Movies

Watch the Trailer for Karlovy Vary, Sanfic Player ‘The Man of the Future’

After world premiering in the main competition at Karlovy Vary, the first Chilean film ever to receive that honor, “The Man of the Future” from Felipe Ríos has released a trailer ahead of its domestic premiere at next month’s Sanfic Festival in Santiago, Chile.

Set primarily on the highways and in truck stops along the seemingly endless ranges of Chile’s southern Andes, Rios’ road film tracks an estranged father and daughter who end up on the same lonely road headed south. Michelson heads south on the last trip before being let go by his employer, and picks up a curious young hitchhiker along the way. At the same time, Elena hitches a ride from another driver to get to a boxing competition in a remote Patagonia town.

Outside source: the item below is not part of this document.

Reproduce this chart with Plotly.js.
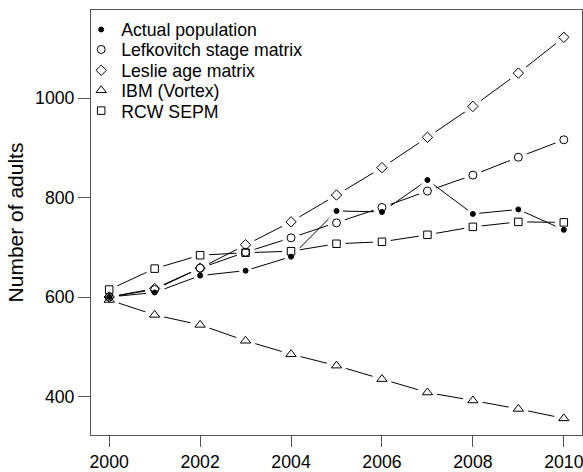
<!DOCTYPE html>
<html>
<head>
<meta charset="utf-8">
<script src="https://cdn.plot.ly/plotly-3.0.1.min.js"></script>
<style>html,body{margin:0;padding:0;background:#fff;}#chart{width:583px;height:472px;}</style>
</head>
<body>
<div id="chart"></div>
<script>
var years = [2000, 2001, 2002, 2003, 2004, 2005, 2006, 2007, 2008, 2009, 2010];
var actualPopulation = [600, 609, 643, 653, 681, 773, 771, 835, 767, 776, 735];
var lefkovitchStage = [600, 615, 658, 690, 719, 749, 780, 813, 845, 881, 916];
var leslieAge = [600, 617, 658, 705, 751, 805, 860, 921, 983, 1050, 1122];
var ibmVortex = [594, 564, 544, 512, 485, 462, 435, 408, 392, 375, 356];
var rcwSepm = [615, 657, 684, 689, 692, 707, 711, 725, 741, 751, 750];
var seriesNames = ["Actual population", "Lefkovitch stage matrix", "Leslie age matrix", "IBM (Vortex)", "RCW SEPM"];
var xTicks = [2000, 2002, 2004, 2006, 2008, 2010];
var yTicks = [400, 600, 800, 1000];

var seriesValues = [actualPopulation, lefkovitchStage, leslieAge, ibmVortex, rcwSepm];
var symbols = ["circle", "circle-open", "diamond-open", "triangle-up-open", "square-open"];
var sizes = [5, 8, 8, 9, 7.5];
var haloSizes = [13, 18, 20, 20, 18];
var legendRowsY = [0.953, 0.906, 0.857, 0.810, 0.762];

var traces = [];
seriesValues.forEach(function (vals, i) {
  traces.push({x: years, y: vals, type: "scatter", mode: "lines", showlegend: false,
    hoverinfo: "skip", line: {color: "#000", width: 1}});
});
seriesValues.forEach(function (vals, i) {
  traces.push({x: years, y: vals, type: "scatter", mode: "markers", showlegend: false,
    hoverinfo: "skip", marker: {symbol: "circle", size: haloSizes[i], color: "#fff", opacity: 1, line: {width: 0}}});
});
seriesValues.forEach(function (vals, i) {
  traces.push({x: years, y: vals, type: "scatter", mode: "markers", name: seriesNames[i],
    legend: i === 0 ? "legend" : "legend" + (i + 1),
    marker: {symbol: symbols[i], size: sizes[i], color: "#000", line: {color: "#000", width: 1}}});
});

var fontFam = "Liberation Sans, Arial, Helvetica, sans-serif";
var layout = {
  width: 583, height: 472,
  margin: {l: 91, r: 1, t: 10, b: 37},
  paper_bgcolor: "#fff", plot_bgcolor: "#fff",
  font: {family: fontFam, size: 17.7, color: "#000"},
  xaxis: {range: [1999.6, 2010.4], tickvals: xTicks, ticktext: xTicks.map(String),
    showgrid: false, zeroline: false, showline: true, mirror: true, linecolor: "#555", linewidth: 1,
    ticks: "outside", ticklen: 11, tickcolor: "#555", tickwidth: 1, ticklabeloverflow: "allow",
    tickfont: {family: fontFam, size: 17.7, color: "#000"}},
  yaxis: {range: [322.6, 1176.9], tickvals: yTicks, ticktext: yTicks.map(String),
    showgrid: false, zeroline: false, showline: true, mirror: true, linecolor: "#555", linewidth: 1,
    ticks: "outside", ticklen: 12, tickcolor: "#555", tickwidth: 1,
    tickfont: {family: fontFam, size: 17.7, color: "#000"},
    title: {text: "Number of adults", font: {family: fontFam, size: 21, color: "#000"}, standoff: 5}},
  showlegend: true
};
var legendBase = {x: -0.02, xanchor: "left", yanchor: "middle", bgcolor: "rgba(0,0,0,0)",
  borderwidth: 0, font: {family: fontFam, size: 17.7, color: "#000"}};
legendRowsY.forEach(function (yy, i) {
  var key = i === 0 ? "legend" : "legend" + (i + 1);
  layout[key] = Object.assign({}, legendBase, {y: yy});
});

Plotly.newPlot("chart", traces, layout, {displayModeBar: false, staticPlot: true});
</script>
</body>
</html>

With a little help, Elena gets the chance to reach out to her father and the unplanned encounter offers the opportunity of reconciliation, and possibly a path to a shared future. It demonstrates an emotional strength in the young woman that matches or exceeds what she shows in the boxing ring.

The minimalist film set in anything-but minimal surroundings provided Ríos with an opportunity to to face his own troubled relationship with his own absent father. It’s a relationship he says is all to common in the world, and makes this uniquely Chilean story, at least in terms of dialect and setting, universal in its themes.

“I think we are in a world where one tends to focus on individualism and dodge real human relationships. Elena shows a tremendous valor in facing her father who she hasn’t seen for years and try to heal old wounds. To me, she is the man of the future,” he told Variety at the film’s Karlovy Vary premiere.

In the trailer we get a small taste of the sweeping mountainous landscapes the film relishes in, and are briefly introduced to its four protagonists, and the very beginnings of a broken relationship that could be on the mend.

“The Man of the Future” is produced by Chile’s Quijote Films and co-producers Sagrado Cine and La Unión de los Ríos. Celebrated Argentine filmmaker Alejandro Fadel, a two-time Cannes participant with 2012’s “The Wild Ones” and last year’s “Murder Me, Monster,” co-wrote the screenplay.

It stars Chilean TV star Antonia Giesen (“Río Oscuro”), Pablo Larraín regular José Soza (“The Club,” “Neruda”) and Argentine rising star on both sides of the camera María Alche, who wrote and directed last year’s Locarno and San Sebastian standout “Familia Sumergida.”